_CHALLENGE_
Type out the complete listing below word for word, without its pictures.
===== DATASET EXTRACT
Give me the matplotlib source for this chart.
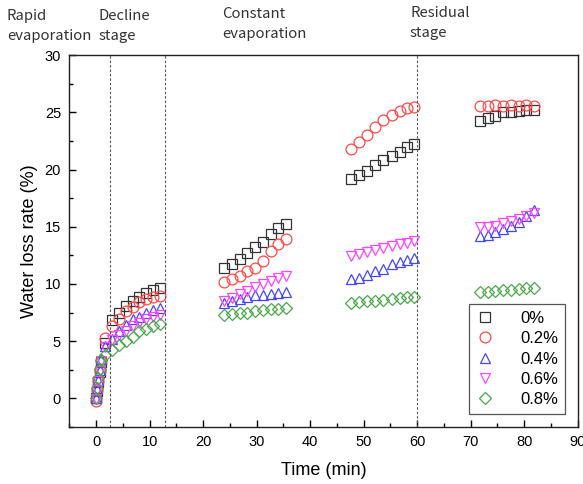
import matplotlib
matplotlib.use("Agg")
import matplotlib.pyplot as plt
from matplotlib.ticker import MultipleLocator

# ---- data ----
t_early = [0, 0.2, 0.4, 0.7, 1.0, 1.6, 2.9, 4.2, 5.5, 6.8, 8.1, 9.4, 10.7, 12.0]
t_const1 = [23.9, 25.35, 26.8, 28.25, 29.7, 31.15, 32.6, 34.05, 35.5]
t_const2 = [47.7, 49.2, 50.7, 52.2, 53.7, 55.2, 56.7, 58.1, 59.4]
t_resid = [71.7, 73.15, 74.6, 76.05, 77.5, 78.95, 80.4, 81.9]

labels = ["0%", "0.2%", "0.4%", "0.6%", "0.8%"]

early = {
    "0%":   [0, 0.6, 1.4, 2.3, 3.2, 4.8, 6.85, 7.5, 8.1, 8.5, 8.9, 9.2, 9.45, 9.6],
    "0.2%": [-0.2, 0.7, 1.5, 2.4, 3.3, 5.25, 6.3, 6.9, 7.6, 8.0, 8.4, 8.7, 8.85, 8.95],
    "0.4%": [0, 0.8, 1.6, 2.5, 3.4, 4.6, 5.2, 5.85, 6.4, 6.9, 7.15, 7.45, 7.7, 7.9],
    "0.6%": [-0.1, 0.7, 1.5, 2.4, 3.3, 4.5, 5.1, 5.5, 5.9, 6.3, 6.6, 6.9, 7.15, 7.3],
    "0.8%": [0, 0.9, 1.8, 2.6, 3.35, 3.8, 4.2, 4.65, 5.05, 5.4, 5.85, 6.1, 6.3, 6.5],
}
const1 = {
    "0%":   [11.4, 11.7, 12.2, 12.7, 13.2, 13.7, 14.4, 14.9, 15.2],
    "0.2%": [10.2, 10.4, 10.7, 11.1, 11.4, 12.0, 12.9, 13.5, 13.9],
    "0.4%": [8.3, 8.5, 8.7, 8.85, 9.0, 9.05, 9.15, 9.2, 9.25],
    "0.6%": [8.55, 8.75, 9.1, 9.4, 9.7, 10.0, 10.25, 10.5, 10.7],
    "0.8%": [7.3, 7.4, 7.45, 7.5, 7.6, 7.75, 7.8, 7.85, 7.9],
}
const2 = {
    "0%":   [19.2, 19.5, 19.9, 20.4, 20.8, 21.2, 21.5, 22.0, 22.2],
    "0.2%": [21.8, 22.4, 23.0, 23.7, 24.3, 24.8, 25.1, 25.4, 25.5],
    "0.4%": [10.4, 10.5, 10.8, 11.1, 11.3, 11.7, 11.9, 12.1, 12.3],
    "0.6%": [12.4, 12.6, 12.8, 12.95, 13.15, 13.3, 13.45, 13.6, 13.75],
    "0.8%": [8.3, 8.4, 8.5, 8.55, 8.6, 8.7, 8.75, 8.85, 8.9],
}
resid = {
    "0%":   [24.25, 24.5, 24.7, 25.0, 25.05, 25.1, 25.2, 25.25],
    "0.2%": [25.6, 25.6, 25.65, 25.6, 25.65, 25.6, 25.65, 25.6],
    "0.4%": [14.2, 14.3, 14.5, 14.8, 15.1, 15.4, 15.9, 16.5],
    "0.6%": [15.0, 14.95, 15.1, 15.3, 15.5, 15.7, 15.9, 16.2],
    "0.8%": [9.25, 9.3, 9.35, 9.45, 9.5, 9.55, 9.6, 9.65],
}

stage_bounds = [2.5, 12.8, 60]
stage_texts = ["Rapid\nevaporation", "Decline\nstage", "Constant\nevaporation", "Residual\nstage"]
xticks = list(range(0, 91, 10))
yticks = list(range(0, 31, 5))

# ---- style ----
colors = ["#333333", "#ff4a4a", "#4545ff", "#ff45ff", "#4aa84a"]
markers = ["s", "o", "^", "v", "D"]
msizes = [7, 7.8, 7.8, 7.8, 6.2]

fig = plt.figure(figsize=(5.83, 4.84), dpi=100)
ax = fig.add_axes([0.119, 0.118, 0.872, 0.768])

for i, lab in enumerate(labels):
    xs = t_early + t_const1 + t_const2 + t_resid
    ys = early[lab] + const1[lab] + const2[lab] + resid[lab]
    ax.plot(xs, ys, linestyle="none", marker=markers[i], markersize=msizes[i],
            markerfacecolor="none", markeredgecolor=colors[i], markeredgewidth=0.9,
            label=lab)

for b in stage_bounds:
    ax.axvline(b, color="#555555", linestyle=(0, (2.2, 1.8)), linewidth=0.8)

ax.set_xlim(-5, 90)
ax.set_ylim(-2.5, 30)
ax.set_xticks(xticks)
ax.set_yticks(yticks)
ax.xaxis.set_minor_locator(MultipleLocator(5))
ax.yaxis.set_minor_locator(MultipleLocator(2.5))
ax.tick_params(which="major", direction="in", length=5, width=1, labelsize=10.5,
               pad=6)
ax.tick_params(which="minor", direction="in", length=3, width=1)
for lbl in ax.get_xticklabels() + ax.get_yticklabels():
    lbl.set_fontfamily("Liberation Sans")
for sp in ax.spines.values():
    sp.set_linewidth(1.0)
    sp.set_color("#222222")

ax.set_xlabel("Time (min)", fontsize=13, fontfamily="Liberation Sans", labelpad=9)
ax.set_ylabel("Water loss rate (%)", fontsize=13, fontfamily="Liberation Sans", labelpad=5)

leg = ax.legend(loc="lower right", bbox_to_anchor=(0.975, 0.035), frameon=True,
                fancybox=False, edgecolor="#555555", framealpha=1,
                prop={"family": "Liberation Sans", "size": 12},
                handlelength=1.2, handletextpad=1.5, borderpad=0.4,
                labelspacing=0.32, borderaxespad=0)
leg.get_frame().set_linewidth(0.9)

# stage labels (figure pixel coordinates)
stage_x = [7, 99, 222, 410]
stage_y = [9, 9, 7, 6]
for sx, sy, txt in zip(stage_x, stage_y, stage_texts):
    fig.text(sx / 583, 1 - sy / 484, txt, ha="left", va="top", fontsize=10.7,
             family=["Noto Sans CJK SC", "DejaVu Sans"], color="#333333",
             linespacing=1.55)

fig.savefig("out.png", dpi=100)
==========
_IN RESPONSE_
Give me the matplotlib source for this chart.
import matplotlib
matplotlib.use("Agg")
import matplotlib.pyplot as plt
from matplotlib.ticker import MultipleLocator

# ---- data ----
t_early = [0, 0.2, 0.4, 0.7, 1.0, 1.6, 2.9, 4.2, 5.5, 6.8, 8.1, 9.4, 10.7, 12.0]
t_const1 = [23.9, 25.35, 26.8, 28.25, 29.7, 31.15, 32.6, 34.05, 35.5]
t_const2 = [47.7, 49.2, 50.7, 52.2, 53.7, 55.2, 56.7, 58.1, 59.4]
t_resid = [71.7, 73.15, 74.6, 76.05, 77.5, 78.95, 80.4, 81.9]

labels = ["0%", "0.2%", "0.4%", "0.6%", "0.8%"]

early = {
    "0%":   [0, 0.6, 1.4, 2.3, 3.2, 4.8, 6.85, 7.5, 8.1, 8.5, 8.9, 9.2, 9.45, 9.6],
    "0.2%": [-0.2, 0.7, 1.5, 2.4, 3.3, 5.25, 6.3, 6.9, 7.6, 8.0, 8.4, 8.7, 8.85, 8.95],
    "0.4%": [0, 0.8, 1.6, 2.5, 3.4, 4.6, 5.2, 5.85, 6.4, 6.9, 7.15, 7.45, 7.7, 7.9],
    "0.6%": [-0.1, 0.7, 1.5, 2.4, 3.3, 4.5, 5.1, 5.5, 5.9, 6.3, 6.6, 6.9, 7.15, 7.3],
    "0.8%": [0, 0.9, 1.8, 2.6, 3.35, 3.8, 4.2, 4.65, 5.05, 5.4, 5.85, 6.1, 6.3, 6.5],
}
const1 = {
    "0%":   [11.4, 11.7, 12.2, 12.7, 13.2, 13.7, 14.4, 14.9, 15.2],
    "0.2%": [10.2, 10.4, 10.7, 11.1, 11.4, 12.0, 12.9, 13.5, 13.9],
    "0.4%": [8.3, 8.5, 8.7, 8.85, 9.0, 9.05, 9.15, 9.2, 9.25],
    "0.6%": [8.55, 8.75, 9.1, 9.4, 9.7, 10.0, 10.25, 10.5, 10.7],
    "0.8%": [7.3, 7.4, 7.45, 7.5, 7.6, 7.75, 7.8, 7.85, 7.9],
}
const2 = {
    "0%":   [19.2, 19.5, 19.9, 20.4, 20.8, 21.2, 21.5, 22.0, 22.2],
    "0.2%": [21.8, 22.4, 23.0, 23.7, 24.3, 24.8, 25.1, 25.4, 25.5],
    "0.4%": [10.4, 10.5, 10.8, 11.1, 11.3, 11.7, 11.9, 12.1, 12.3],
    "0.6%": [12.4, 12.6, 12.8, 12.95, 13.15, 13.3, 13.45, 13.6, 13.75],
    "0.8%": [8.3, 8.4, 8.5, 8.55, 8.6, 8.7, 8.75, 8.85, 8.9],
}
resid = {
    "0%":   [24.25, 24.5, 24.7, 25.0, 25.05, 25.1, 25.2, 25.25],
    "0.2%": [25.6, 25.6, 25.65, 25.6, 25.65, 25.6, 25.65, 25.6],
    "0.4%": [14.2, 14.3, 14.5, 14.8, 15.1, 15.4, 15.9, 16.5],
    "0.6%": [15.0, 14.95, 15.1, 15.3, 15.5, 15.7, 15.9, 16.2],
    "0.8%": [9.25, 9.3, 9.35, 9.45, 9.5, 9.55, 9.6, 9.65],
}

stage_bounds = [2.5, 12.8, 60]
stage_texts = ["Rapid\nevaporation", "Decline\nstage", "Constant\nevaporation", "Residual\nstage"]
xticks = list(range(0, 91, 10))
yticks = list(range(0, 31, 5))

# ---- style ----
colors = ["#333333", "#ff4a4a", "#4545ff", "#ff45ff", "#4aa84a"]
markers = ["s", "o", "^", "v", "D"]
msizes = [7, 7.8, 7.8, 7.8, 6.2]

fig = plt.figure(figsize=(5.83, 4.84), dpi=100)
ax = fig.add_axes([0.119, 0.118, 0.872, 0.768])

for i, lab in enumerate(labels):
    xs = t_early + t_const1 + t_const2 + t_resid
    ys = early[lab] + const1[lab] + const2[lab] + resid[lab]
    ax.plot(xs, ys, linestyle="none", marker=markers[i], markersize=msizes[i],
            markerfacecolor="none", markeredgecolor=colors[i], markeredgewidth=0.9,
            label=lab)

for b in stage_bounds:
    ax.axvline(b, color="#555555", linestyle=(0, (2.2, 1.8)), linewidth=0.8)

ax.set_xlim(-5, 90)
ax.set_ylim(-2.5, 30)
ax.set_xticks(xticks)
ax.set_yticks(yticks)
ax.xaxis.set_minor_locator(MultipleLocator(5))
ax.yaxis.set_minor_locator(MultipleLocator(2.5))
ax.tick_params(which="major", direction="in", length=5, width=1, labelsize=10.5,
               pad=6)
ax.tick_params(which="minor", direction="in", length=3, width=1)
for lbl in ax.get_xticklabels() + ax.get_yticklabels():
    lbl.set_fontfamily("Liberation Sans")
for sp in ax.spines.values():
    sp.set_linewidth(1.0)
    sp.set_color("#222222")

ax.set_xlabel("Time (min)", fontsize=13, fontfamily="Liberation Sans", labelpad=9)
ax.set_ylabel("Water loss rate (%)", fontsize=13, fontfamily="Liberation Sans", labelpad=5)

leg = ax.legend(loc="lower right", bbox_to_anchor=(0.975, 0.035), frameon=True,
                fancybox=False, edgecolor="#555555", framealpha=1,
                prop={"family": "Liberation Sans", "size": 12},
                handlelength=1.2, handletextpad=1.5, borderpad=0.4,
                labelspacing=0.32, borderaxespad=0)
leg.get_frame().set_linewidth(0.9)

# stage labels (figure pixel coordinates)
stage_x = [7, 99, 222, 410]
stage_y = [9, 9, 7, 6]
for sx, sy, txt in zip(stage_x, stage_y, stage_texts):
    fig.text(sx / 583, 1 - sy / 484, txt, ha="left", va="top", fontsize=10.7,
             family=["Noto Sans CJK SC", "DejaVu Sans"], color="#333333",
             linespacing=1.55)

fig.savefig("out.png", dpi=100)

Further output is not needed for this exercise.